- [PROBLEM DETAILS] Return the data exactly, with all pictures removed.
[Start of RECORDS]
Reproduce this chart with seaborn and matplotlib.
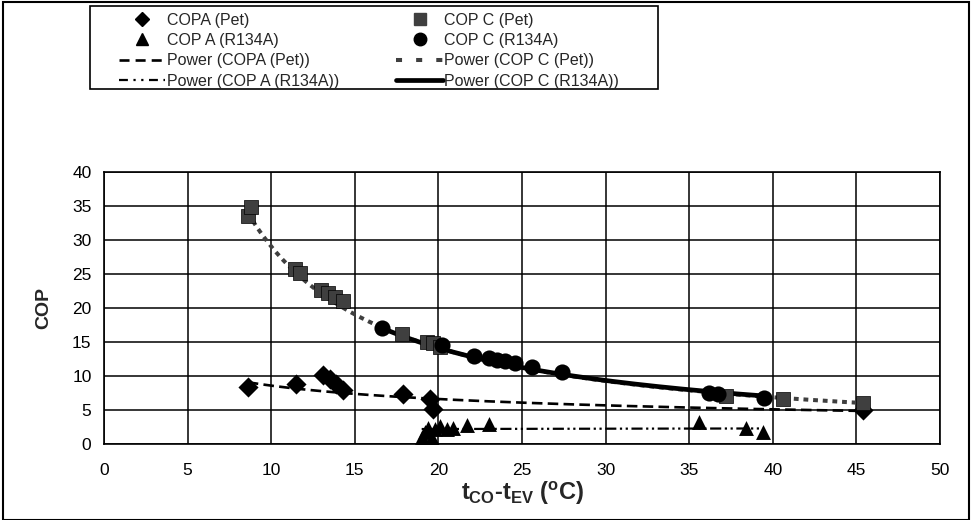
import numpy as np
import pandas as pd
import matplotlib
matplotlib.use("Agg")
import matplotlib.pyplot as plt
import seaborn as sns
from matplotlib.lines import Line2D
from matplotlib.patches import Rectangle

# ---------------- data ----------------
copa_pet_x = [8.6, 11.5, 13.1, 13.5, 13.9, 14.3, 17.9, 19.5, 19.7, 45.4]
copa_pet_y = [8.4, 8.8, 10.2, 9.6, 8.8, 7.9, 7.3, 6.6, 5.2, 5.0]

copc_pet_x = [8.6, 8.8, 11.4, 11.7, 13.0, 13.4, 13.8, 14.3, 17.8, 19.3, 19.7, 20.1, 37.2, 40.6, 45.4]
copc_pet_y = [33.6, 34.8, 25.8, 25.2, 22.6, 22.2, 21.6, 21.0, 16.2, 15.0, 14.8, 14.3, 7.0, 6.6, 6.0]

copa_r_x = [19.0, 19.1, 19.2, 19.4, 19.6, 19.8, 20.1, 20.5, 20.9, 21.7, 23.0, 35.6, 38.4, 39.4]
copa_r_y = [1.0, 0.8, 1.8, 2.4, 0.9, 2.2, 2.6, 2.2, 2.4, 2.8, 2.9, 3.3, 2.3, 1.8]

copc_r_x = [16.6, 20.2, 22.1, 23.0, 23.5, 24.0, 24.6, 25.6, 27.4, 36.2, 36.7, 39.5]
copc_r_y = [17.1, 14.6, 13.0, 12.6, 12.4, 12.2, 11.9, 11.3, 10.6, 7.5, 7.4, 6.8]

# power trendlines y = a * x**b, coefficients
trend_a = [20.4, 318.6, 1.9, 300.0]
trend_b = [-0.376, -1.04, 0.05, -1.02]

series_labels = ["COPA (Pet)", "COP C (Pet)", "COP A (R134A)", "COP C (R134A)"]
trend_labels = ["Power (COPA (Pet))", "Power (COP C (Pet))",
                "Power (COP A (R134A))", "Power (COP C (R134A))"]
x_ticks = [0, 5, 10, 15, 20, 25, 30, 35, 40, 45, 50]
y_ticks = [0, 5, 10, 15, 20, 25, 30, 35, 40]

# ---------------- style ----------------
sns.set_theme(style="white")
plt.rcParams["font.family"] = ["Liberation Sans", "DejaVu Sans"]
plt.rcParams["mathtext.fontset"] = "custom"
plt.rcParams["mathtext.rm"] = "Liberation Sans:bold"
plt.rcParams["mathtext.it"] = "Liberation Sans:bold"
plt.rcParams["mathtext.bf"] = "Liberation Sans:bold"

W, H = 973, 520
fig = plt.figure(figsize=(W / 100, H / 100), dpi=100)
fig.patch.set_facecolor("white")
L, R, T, B = 104, 940, 172, 444
ax = fig.add_axes([L / W, 1 - B / H, (R - L) / W, (B - T) / H])

GRAY = "#3f3f3f"

styles = [
    dict(color="black", lw=1.9, dashes=(4.0, 2.0)),
    dict(color=GRAY, lw=2.9, dashes=(1.2, 1.2)),
    dict(color="black", lw=1.6, dashes=(5, 1.6, 1, 1.6, 1, 1.6)),
    dict(color="black", lw=3.4, dashes=None),
]
datasets = [(copa_pet_x, copa_pet_y), (copc_pet_x, copc_pet_y),
            (copa_r_x, copa_r_y), (copc_r_x, copc_r_y)]
for (xd, yd), a, b, st in zip(datasets, trend_a, trend_b, styles):
    xs = np.linspace(min(xd), max(xd), 300)
    ys = a * xs ** b
    sns.lineplot(x=xs, y=ys, ax=ax, color=st["color"], lw=st["lw"],
                 sort=False, estimator=None, zorder=3)
    ln = ax.lines[-1]
    if st["dashes"] is not None:
        ln.set_dashes(st["dashes"])
    ln.set_dash_capstyle("butt")

# markers
sns.scatterplot(x=copa_pet_x, y=copa_pet_y, ax=ax, marker="D", s=105,
                color="black", edgecolor="black", linewidth=0, zorder=4)
sns.scatterplot(x=copc_pet_x, y=copc_pet_y, ax=ax, marker="s", s=100,
                color=GRAY, edgecolor="black", linewidth=0.5, zorder=4)
sns.scatterplot(x=copa_r_x, y=copa_r_y, ax=ax, marker="^", s=115,
                color="black", edgecolor="black", linewidth=0, zorder=4)
sns.scatterplot(x=copc_r_x, y=copc_r_y, ax=ax, marker="o", s=135,
                color="black", edgecolor="black", linewidth=0, zorder=4)

ax.set_xlim(0, 50)
ax.set_ylim(0, 40)
ax.set_xticks(x_ticks)
ax.set_yticks(y_ticks)
ax.grid(True, color="black", lw=1.1)
ax.set_axisbelow(True)
for sp in ax.spines.values():
    sp.set_color("black")
    sp.set_linewidth(1.2)
ax.tick_params(direction="inout", length=8, width=1.1, colors="black",
               labelsize=12.5, pad=5)
ax.tick_params(axis="x", pad=10)

ax.set_ylabel("COP", fontsize=14, fontweight="bold", labelpad=14)
ax.set_xlabel(r"$t_{CO}$-$t_{EV}$ ($^{o}$C)", fontsize=17, fontweight="bold",
              labelpad=1)

# legend
handles = [
    Line2D([], [], ls="none", marker="D", ms=7.5, color="black"),
    Line2D([], [], ls="none", marker="^", ms=9, color="black"),
    Line2D([], [], color="black", lw=1.9, dashes=(3.8, 2.3)),
    Line2D([], [], color="black", lw=1.6, dashes=(4, 2.5, 1, 2.5, 1, 2.5)),
    Line2D([], [], ls="none", marker="s", ms=8, color=GRAY),
    Line2D([], [], ls="none", marker="o", ms=9, color="black"),
    Line2D([], [], color=GRAY, lw=2.9, dashes=(1.5, 3.5)),
    Line2D([], [], color="black", lw=3.4),
]
labels = [series_labels[0], series_labels[2], trend_labels[0], trend_labels[2],
          series_labels[1], series_labels[3], trend_labels[1], trend_labels[3]]
leg = fig.legend(handles, labels, loc="upper left",
                 bbox_to_anchor=(106 / W, 1.0), ncol=2,
                 frameon=False, fontsize=11.5, handlelength=2.9,
                 handletextpad=0.1, columnspacing=3.6, labelspacing=0.33,
                 borderpad=0.3)
# legend frame
fig.add_artist(Rectangle((90 / W, 1 - 89 / H), (658 - 90) / W, (89 - 6) / H,
                         transform=fig.transFigure, fill=False,
                         edgecolor="black", lw=1.2))

# outer chart border
fig.add_artist(Rectangle((3 / W, 0.0), 966 / W, 1 - 2 / H,
                         transform=fig.transFigure, fill=False,
                         edgecolor="black", lw=1.5))

fig.savefig("out.png", dpi=100, facecolor="white")
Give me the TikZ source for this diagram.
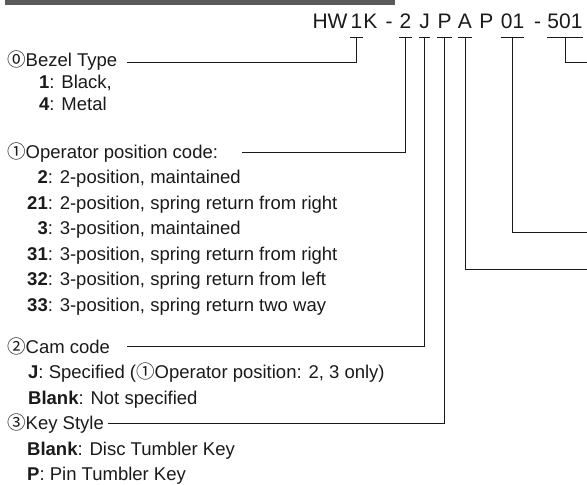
[End of RECORDS]
- [ANSWER]
Reproduce this chart with seaborn and matplotlib.
import numpy as np
import pandas as pd
import matplotlib
matplotlib.use("Agg")
import matplotlib.pyplot as plt
import seaborn as sns
from matplotlib.lines import Line2D
from matplotlib.patches import Rectangle

# ---------------- data ----------------
copa_pet_x = [8.6, 11.5, 13.1, 13.5, 13.9, 14.3, 17.9, 19.5, 19.7, 45.4]
copa_pet_y = [8.4, 8.8, 10.2, 9.6, 8.8, 7.9, 7.3, 6.6, 5.2, 5.0]

copc_pet_x = [8.6, 8.8, 11.4, 11.7, 13.0, 13.4, 13.8, 14.3, 17.8, 19.3, 19.7, 20.1, 37.2, 40.6, 45.4]
copc_pet_y = [33.6, 34.8, 25.8, 25.2, 22.6, 22.2, 21.6, 21.0, 16.2, 15.0, 14.8, 14.3, 7.0, 6.6, 6.0]

copa_r_x = [19.0, 19.1, 19.2, 19.4, 19.6, 19.8, 20.1, 20.5, 20.9, 21.7, 23.0, 35.6, 38.4, 39.4]
copa_r_y = [1.0, 0.8, 1.8, 2.4, 0.9, 2.2, 2.6, 2.2, 2.4, 2.8, 2.9, 3.3, 2.3, 1.8]

copc_r_x = [16.6, 20.2, 22.1, 23.0, 23.5, 24.0, 24.6, 25.6, 27.4, 36.2, 36.7, 39.5]
copc_r_y = [17.1, 14.6, 13.0, 12.6, 12.4, 12.2, 11.9, 11.3, 10.6, 7.5, 7.4, 6.8]

# power trendlines y = a * x**b, coefficients
trend_a = [20.4, 318.6, 1.9, 300.0]
trend_b = [-0.376, -1.04, 0.05, -1.02]

series_labels = ["COPA (Pet)", "COP C (Pet)", "COP A (R134A)", "COP C (R134A)"]
trend_labels = ["Power (COPA (Pet))", "Power (COP C (Pet))",
                "Power (COP A (R134A))", "Power (COP C (R134A))"]
x_ticks = [0, 5, 10, 15, 20, 25, 30, 35, 40, 45, 50]
y_ticks = [0, 5, 10, 15, 20, 25, 30, 35, 40]

# ---------------- style ----------------
sns.set_theme(style="white")
plt.rcParams["font.family"] = ["Liberation Sans", "DejaVu Sans"]
plt.rcParams["mathtext.fontset"] = "custom"
plt.rcParams["mathtext.rm"] = "Liberation Sans:bold"
plt.rcParams["mathtext.it"] = "Liberation Sans:bold"
plt.rcParams["mathtext.bf"] = "Liberation Sans:bold"

W, H = 973, 520
fig = plt.figure(figsize=(W / 100, H / 100), dpi=100)
fig.patch.set_facecolor("white")
L, R, T, B = 104, 940, 172, 444
ax = fig.add_axes([L / W, 1 - B / H, (R - L) / W, (B - T) / H])

GRAY = "#3f3f3f"

styles = [
    dict(color="black", lw=1.9, dashes=(4.0, 2.0)),
    dict(color=GRAY, lw=2.9, dashes=(1.2, 1.2)),
    dict(color="black", lw=1.6, dashes=(5, 1.6, 1, 1.6, 1, 1.6)),
    dict(color="black", lw=3.4, dashes=None),
]
datasets = [(copa_pet_x, copa_pet_y), (copc_pet_x, copc_pet_y),
            (copa_r_x, copa_r_y), (copc_r_x, copc_r_y)]
for (xd, yd), a, b, st in zip(datasets, trend_a, trend_b, styles):
    xs = np.linspace(min(xd), max(xd), 300)
    ys = a * xs ** b
    sns.lineplot(x=xs, y=ys, ax=ax, color=st["color"], lw=st["lw"],
                 sort=False, estimator=None, zorder=3)
    ln = ax.lines[-1]
    if st["dashes"] is not None:
        ln.set_dashes(st["dashes"])
    ln.set_dash_capstyle("butt")

# markers
sns.scatterplot(x=copa_pet_x, y=copa_pet_y, ax=ax, marker="D", s=105,
                color="black", edgecolor="black", linewidth=0, zorder=4)
sns.scatterplot(x=copc_pet_x, y=copc_pet_y, ax=ax, marker="s", s=100,
                color=GRAY, edgecolor="black", linewidth=0.5, zorder=4)
sns.scatterplot(x=copa_r_x, y=copa_r_y, ax=ax, marker="^", s=115,
                color="black", edgecolor="black", linewidth=0, zorder=4)
sns.scatterplot(x=copc_r_x, y=copc_r_y, ax=ax, marker="o", s=135,
                color="black", edgecolor="black", linewidth=0, zorder=4)

ax.set_xlim(0, 50)
ax.set_ylim(0, 40)
ax.set_xticks(x_ticks)
ax.set_yticks(y_ticks)
ax.grid(True, color="black", lw=1.1)
ax.set_axisbelow(True)
for sp in ax.spines.values():
    sp.set_color("black")
    sp.set_linewidth(1.2)
ax.tick_params(direction="inout", length=8, width=1.1, colors="black",
               labelsize=12.5, pad=5)
ax.tick_params(axis="x", pad=10)

ax.set_ylabel("COP", fontsize=14, fontweight="bold", labelpad=14)
ax.set_xlabel(r"$t_{CO}$-$t_{EV}$ ($^{o}$C)", fontsize=17, fontweight="bold",
              labelpad=1)

# legend
handles = [
    Line2D([], [], ls="none", marker="D", ms=7.5, color="black"),
    Line2D([], [], ls="none", marker="^", ms=9, color="black"),
    Line2D([], [], color="black", lw=1.9, dashes=(3.8, 2.3)),
    Line2D([], [], color="black", lw=1.6, dashes=(4, 2.5, 1, 2.5, 1, 2.5)),
    Line2D([], [], ls="none", marker="s", ms=8, color=GRAY),
    Line2D([], [], ls="none", marker="o", ms=9, color="black"),
    Line2D([], [], color=GRAY, lw=2.9, dashes=(1.5, 3.5)),
    Line2D([], [], color="black", lw=3.4),
]
labels = [series_labels[0], series_labels[2], trend_labels[0], trend_labels[2],
          series_labels[1], series_labels[3], trend_labels[1], trend_labels[3]]
leg = fig.legend(handles, labels, loc="upper left",
                 bbox_to_anchor=(106 / W, 1.0), ncol=2,
                 frameon=False, fontsize=11.5, handlelength=2.9,
                 handletextpad=0.1, columnspacing=3.6, labelspacing=0.33,
                 borderpad=0.3)
# legend frame
fig.add_artist(Rectangle((90 / W, 1 - 89 / H), (658 - 90) / W, (89 - 6) / H,
                         transform=fig.transFigure, fill=False,
                         edgecolor="black", lw=1.2))

# outer chart border
fig.add_artist(Rectangle((3 / W, 0.0), 966 / W, 1 - 2 / H,
                         transform=fig.transFigure, fill=False,
                         edgecolor="black", lw=1.5))

fig.savefig("out.png", dpi=100, facecolor="white")
Give me the TikZ source for this diagram.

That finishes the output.